Prime Minister Irakli Garibashvili has announced that the government will auction 14 sanatoriums in Tskaltubo, the total value of which is 50 million GEL.
On July 5, during his visit to Tskaltubo, at the presentation of the ‘New Life of Tskaltubo’ project, Garibashvili stated that there were two hindering factors in the development plan of Tskaltubo for the government so far:
“The main problem was the question of ownership of water resources – the investor was a private person. On our decision to renovate them, the government officially became the owner of this resource.
“The second issue was the approval of the master plan. The plan is complete. We took into account the uniqueness of Tskaltubo as much as possible. After the 1930s, the development of Tskaltubo was carried out according to a scientifically based plan, and 22 sanatoriums were built, many of which can be said to be works of architectural art.”

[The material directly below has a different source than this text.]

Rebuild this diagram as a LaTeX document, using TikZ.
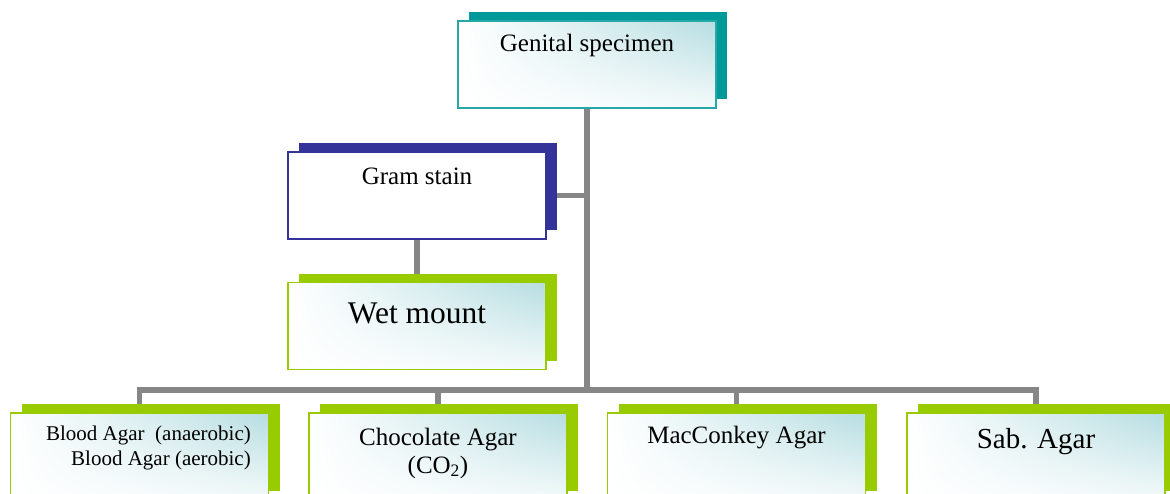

He noted that the government plans to start “the process of restoring Tskaltubo”:
“All issues have been resolved – water, general planning… Now we have 14 sanatoriums for sale, the value of which, according to today’s estimation, is about 50 million GEL, and we expect that 500 million GEL will be invested,” he said, adding that 500 million GEL will be a private investment, in addition to which, “the state undertakes to invest tens of additional GEL in order to make Tskaltubo a world-class modern spa-resort, like Baden-Baden and others, as Tskaltubo has the potential for it.”
He noted that 25,000 visitors visited Tskaltubo in 2019 and “this figure will increase in a few years”.
The government believes that the Tskaltubo project will create more than 3,200 new jobs.
“Tskaltubo will offer its guests not only unique thermal waters, but also top-notch vacationing opportunities, an eco-friendly and healthy environment, and natural monuments distinguishing not only Tskaltubo and Imereti, but also all of Georgia,” the goverment claims.
In 2019, billionaire ex-PM Bidzina Ivanishvili launched an initiative to “revive” the Tskaltubo resort, however, he did not purchase any buildings himself.
The construction of sanatoriums in Tskaltubo began in the 1920s, and, over time, it became a place of vacation for the working class. However, with the collapse of the USSR, the resort was abandoned. Most of the buildings are now almost completely destroyed.